# Cats for adoption



## Elmstar (Apr 7, 2008)

We have a few old cats Bengals to rehome.

Sam, 8 years old, ex-stud. Lovely nature, loves to be stroked. Brown spot ex GCCF Triple Grand Champion.

Toby and Crunchie, silver spotted brother and sister, 1 year old. A little nervous so may need some patience but will quickly settle.

Bilbo (Baggy), 1 year old brown spotted boy, good nature and very active.

Munchkin and China, Munchkin 1 year old and mum China, 2 years old. Very nervous cats and will need someone with a lot of patience.

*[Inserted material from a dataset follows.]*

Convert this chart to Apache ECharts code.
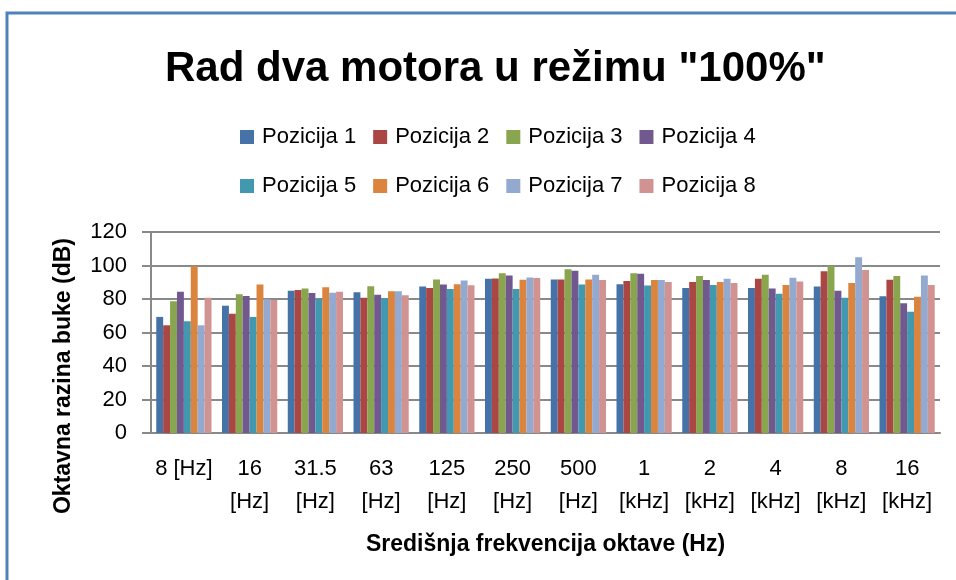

If you're interested in any of these please contact me and we'll arrange for you to visit. Just looking for good homes.


----------



## merlin12 (Jun 24, 2011)

Elmstar said:


> We have a few old cats Bengals to rehome.
> 
> Sam, 8 years old, ex-stud. Lovely nature, loves to be stroked. Brown spot ex GCCF Triple Grand Champion.
> 
> ...


They look lovely, I hope you find good homes for them


----------



## Paddypaws (May 4, 2010)

can I ask why several of these cats are so nervous? Where they not brought up in the home or with human contact?


----------



## Elmstar (Apr 7, 2008)

Yes they were, I guess it's just the way some cats are? Only the mother and daughter are _really_ nervous and both of them were born indoors.


----------